Social Security is a constant for millions of older adults. Once you file for benefits, you'll receive a monthly payment for the rest of your life.

But the program isn't the same today as it was in the past, and a lot has changed over the last 20 years. The average worker today receives far more per month than in 2004, but there are some major challenges plaguing the program, too.

Social Security card with hundred dollar bills.

Image source: Getty Images.

In 2004, the average retired worker collected $955 per month, according to historical data from the Social Security Administration. As of July 2024, the average benefit has jumped to $1,919 per month among retired workers.

Other figures, such as the maximum benefit amount, have also shifted. In 2004, individuals filing at their full retirement ages could earn a maximum of $1,825 per month. Today, the maximum benefit at age 67 is $3,911 per month.

On the surface, it may seem as if today's retirees are far better off financially.
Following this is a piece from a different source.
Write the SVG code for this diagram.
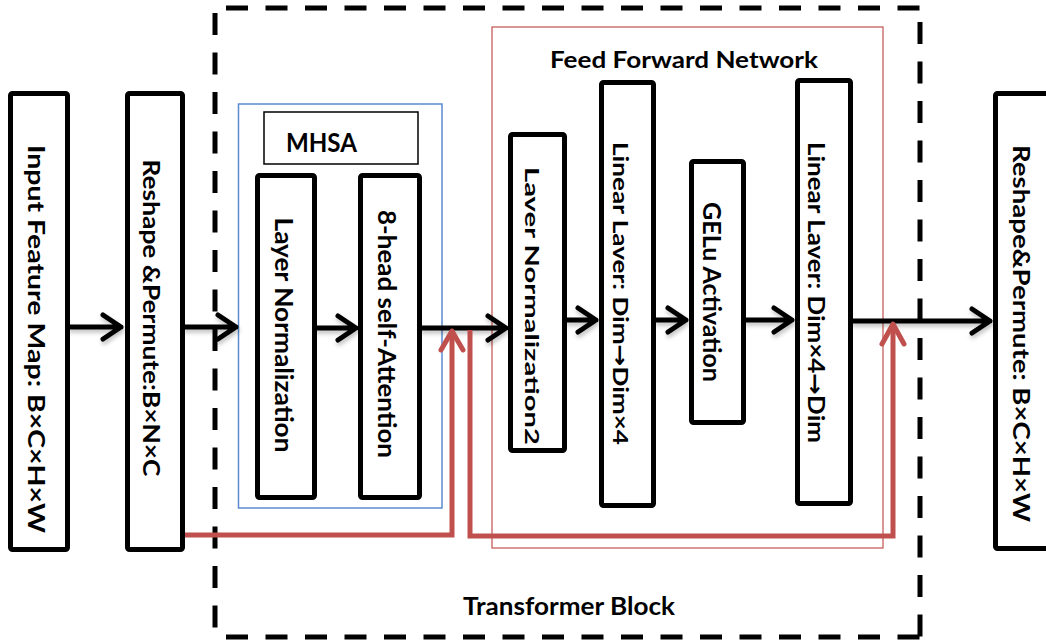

However, while beneficiaries are receiving more money per month, those benefits aren't going nearly as far.

Since 2010 alone, Social Security has lost 20% of its buying power, according to a 2024 report from The Senior Citizens League. Also, while the annual cost-of-living adjustments (COLAs) are designed to help benefits keep up with inflation, 8 out of the last 15 COLAs fell short of the inflation rate for that year, the study revealed.

There's nothing wrong with relying on Social Security in retirement, but it's wise to keep your expectations in check. When you know how far your benefits will go (and are aware that your payments may continue losing buying power in the future), you can take steps to better protect your retirement.